EXERCISE AIM:
Every line from the one with "Convert this chart" to the one with "CartesianGrid, Legend, ReferenceLine", including those two, is to be copied exactly; all other lines of the entries below are left out.

EXERCISE DATA:
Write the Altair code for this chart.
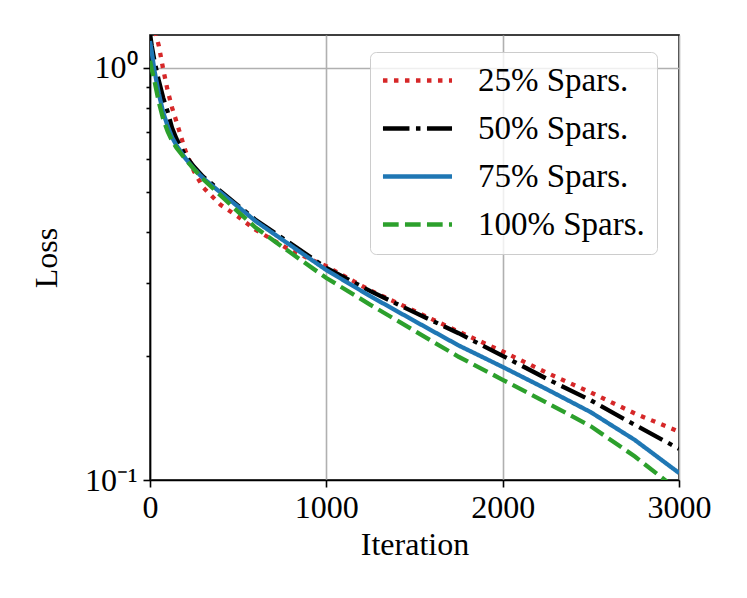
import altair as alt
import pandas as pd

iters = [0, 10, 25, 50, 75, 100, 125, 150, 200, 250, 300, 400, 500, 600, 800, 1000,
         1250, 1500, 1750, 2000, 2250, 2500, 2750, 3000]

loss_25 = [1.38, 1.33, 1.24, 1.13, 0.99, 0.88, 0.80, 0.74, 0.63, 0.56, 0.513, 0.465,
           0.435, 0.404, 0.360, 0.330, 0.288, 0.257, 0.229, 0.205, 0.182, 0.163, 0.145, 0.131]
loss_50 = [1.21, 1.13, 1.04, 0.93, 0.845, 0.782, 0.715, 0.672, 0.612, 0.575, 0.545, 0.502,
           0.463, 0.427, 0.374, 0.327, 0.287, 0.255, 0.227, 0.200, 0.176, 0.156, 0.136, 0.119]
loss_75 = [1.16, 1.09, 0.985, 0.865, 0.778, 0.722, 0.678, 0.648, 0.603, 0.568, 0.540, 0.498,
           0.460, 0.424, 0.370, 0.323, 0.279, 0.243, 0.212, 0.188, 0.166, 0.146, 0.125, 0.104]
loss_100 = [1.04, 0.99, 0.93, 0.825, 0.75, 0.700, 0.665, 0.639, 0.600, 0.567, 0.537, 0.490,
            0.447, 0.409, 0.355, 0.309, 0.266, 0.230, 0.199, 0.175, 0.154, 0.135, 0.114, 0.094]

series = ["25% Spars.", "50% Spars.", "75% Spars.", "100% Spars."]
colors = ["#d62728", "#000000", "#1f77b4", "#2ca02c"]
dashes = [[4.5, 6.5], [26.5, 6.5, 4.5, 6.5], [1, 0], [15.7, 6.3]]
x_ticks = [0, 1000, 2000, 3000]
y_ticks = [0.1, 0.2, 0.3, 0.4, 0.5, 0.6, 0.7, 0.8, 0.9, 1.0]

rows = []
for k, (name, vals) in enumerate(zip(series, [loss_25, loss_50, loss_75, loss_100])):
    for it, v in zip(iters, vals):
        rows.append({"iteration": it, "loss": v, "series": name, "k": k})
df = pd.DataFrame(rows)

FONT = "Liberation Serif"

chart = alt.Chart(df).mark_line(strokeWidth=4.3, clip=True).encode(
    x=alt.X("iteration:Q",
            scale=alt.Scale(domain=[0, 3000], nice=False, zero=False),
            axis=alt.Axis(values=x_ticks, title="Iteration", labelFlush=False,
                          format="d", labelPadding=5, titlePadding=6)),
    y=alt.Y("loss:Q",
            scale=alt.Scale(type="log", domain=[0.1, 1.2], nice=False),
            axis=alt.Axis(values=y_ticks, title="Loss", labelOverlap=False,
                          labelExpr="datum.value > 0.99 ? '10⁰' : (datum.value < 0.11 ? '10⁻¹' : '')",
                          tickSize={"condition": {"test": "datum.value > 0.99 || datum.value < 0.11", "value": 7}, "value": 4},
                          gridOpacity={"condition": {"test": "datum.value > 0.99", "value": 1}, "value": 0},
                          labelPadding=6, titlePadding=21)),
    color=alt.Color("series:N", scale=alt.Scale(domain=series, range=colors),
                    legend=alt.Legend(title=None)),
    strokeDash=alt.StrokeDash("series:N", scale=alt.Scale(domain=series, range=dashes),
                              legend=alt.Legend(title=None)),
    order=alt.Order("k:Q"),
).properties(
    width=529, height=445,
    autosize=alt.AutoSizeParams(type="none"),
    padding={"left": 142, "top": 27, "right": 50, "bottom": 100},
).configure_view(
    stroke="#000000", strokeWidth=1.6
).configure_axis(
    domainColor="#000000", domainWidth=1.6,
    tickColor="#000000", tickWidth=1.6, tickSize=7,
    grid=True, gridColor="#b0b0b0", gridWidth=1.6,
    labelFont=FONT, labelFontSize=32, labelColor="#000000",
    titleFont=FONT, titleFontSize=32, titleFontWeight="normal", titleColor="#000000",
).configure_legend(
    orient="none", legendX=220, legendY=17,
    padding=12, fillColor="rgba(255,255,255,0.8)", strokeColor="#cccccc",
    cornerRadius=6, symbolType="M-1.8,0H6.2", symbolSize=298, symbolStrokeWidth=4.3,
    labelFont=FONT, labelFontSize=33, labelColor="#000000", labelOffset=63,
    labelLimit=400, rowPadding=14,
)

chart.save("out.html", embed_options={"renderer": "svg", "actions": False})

---

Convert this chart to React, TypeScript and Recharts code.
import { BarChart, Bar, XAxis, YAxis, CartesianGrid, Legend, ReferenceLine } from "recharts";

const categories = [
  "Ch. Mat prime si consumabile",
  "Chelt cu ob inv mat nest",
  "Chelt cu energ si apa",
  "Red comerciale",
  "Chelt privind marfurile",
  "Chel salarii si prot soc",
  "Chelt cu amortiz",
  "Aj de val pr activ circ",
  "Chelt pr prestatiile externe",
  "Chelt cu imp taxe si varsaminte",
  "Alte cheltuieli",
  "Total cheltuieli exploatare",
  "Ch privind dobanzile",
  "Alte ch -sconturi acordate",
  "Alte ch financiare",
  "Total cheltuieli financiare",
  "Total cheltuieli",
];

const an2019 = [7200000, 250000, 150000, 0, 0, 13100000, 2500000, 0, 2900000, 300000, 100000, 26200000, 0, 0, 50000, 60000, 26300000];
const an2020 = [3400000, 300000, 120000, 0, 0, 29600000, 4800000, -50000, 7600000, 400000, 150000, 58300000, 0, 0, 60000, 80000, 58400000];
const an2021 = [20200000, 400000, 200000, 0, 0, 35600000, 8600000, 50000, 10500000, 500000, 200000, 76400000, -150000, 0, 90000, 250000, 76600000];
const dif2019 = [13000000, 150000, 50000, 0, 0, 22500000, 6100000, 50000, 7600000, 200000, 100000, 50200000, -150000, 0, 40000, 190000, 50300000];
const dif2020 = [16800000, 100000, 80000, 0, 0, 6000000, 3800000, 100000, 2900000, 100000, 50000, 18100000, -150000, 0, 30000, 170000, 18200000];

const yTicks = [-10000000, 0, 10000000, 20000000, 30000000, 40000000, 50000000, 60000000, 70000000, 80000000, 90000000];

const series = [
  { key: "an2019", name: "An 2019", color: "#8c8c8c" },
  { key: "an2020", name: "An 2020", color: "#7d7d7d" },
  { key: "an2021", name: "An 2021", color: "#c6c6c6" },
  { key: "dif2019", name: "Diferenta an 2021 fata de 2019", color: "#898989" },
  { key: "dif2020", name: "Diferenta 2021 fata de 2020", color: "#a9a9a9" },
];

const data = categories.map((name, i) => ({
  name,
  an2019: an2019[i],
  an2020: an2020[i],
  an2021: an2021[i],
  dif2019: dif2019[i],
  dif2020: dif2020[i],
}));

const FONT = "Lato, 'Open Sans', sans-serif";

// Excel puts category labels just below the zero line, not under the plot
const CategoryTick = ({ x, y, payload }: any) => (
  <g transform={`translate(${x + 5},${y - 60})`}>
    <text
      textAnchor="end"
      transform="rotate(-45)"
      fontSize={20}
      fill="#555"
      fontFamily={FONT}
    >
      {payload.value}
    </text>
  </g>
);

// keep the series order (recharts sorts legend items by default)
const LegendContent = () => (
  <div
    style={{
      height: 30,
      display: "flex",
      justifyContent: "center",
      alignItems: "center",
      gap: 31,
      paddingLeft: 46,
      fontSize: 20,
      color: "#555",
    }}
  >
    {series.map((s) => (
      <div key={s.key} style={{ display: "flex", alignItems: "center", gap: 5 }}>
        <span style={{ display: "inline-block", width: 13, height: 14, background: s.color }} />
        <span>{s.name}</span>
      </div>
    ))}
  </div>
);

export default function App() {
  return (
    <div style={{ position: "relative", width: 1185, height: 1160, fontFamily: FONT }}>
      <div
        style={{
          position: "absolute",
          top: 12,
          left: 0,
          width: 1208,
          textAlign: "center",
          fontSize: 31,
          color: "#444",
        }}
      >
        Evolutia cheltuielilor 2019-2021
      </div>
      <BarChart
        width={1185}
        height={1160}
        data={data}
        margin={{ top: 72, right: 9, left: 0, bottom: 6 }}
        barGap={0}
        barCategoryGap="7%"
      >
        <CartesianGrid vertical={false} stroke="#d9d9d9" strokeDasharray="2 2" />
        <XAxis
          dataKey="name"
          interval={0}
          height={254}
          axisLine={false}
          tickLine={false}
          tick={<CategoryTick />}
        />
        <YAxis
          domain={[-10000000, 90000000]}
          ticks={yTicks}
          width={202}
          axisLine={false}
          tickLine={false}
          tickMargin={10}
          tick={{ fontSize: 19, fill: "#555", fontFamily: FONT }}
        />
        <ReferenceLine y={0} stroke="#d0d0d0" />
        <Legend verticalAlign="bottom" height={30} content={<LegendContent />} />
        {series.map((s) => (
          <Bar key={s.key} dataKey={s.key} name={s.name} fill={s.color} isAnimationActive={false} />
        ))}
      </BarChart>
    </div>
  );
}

RESPONSE:
Convert this chart to React, TypeScript and Recharts code.
import { BarChart, Bar, XAxis, YAxis, CartesianGrid, Legend, ReferenceLine } from "recharts";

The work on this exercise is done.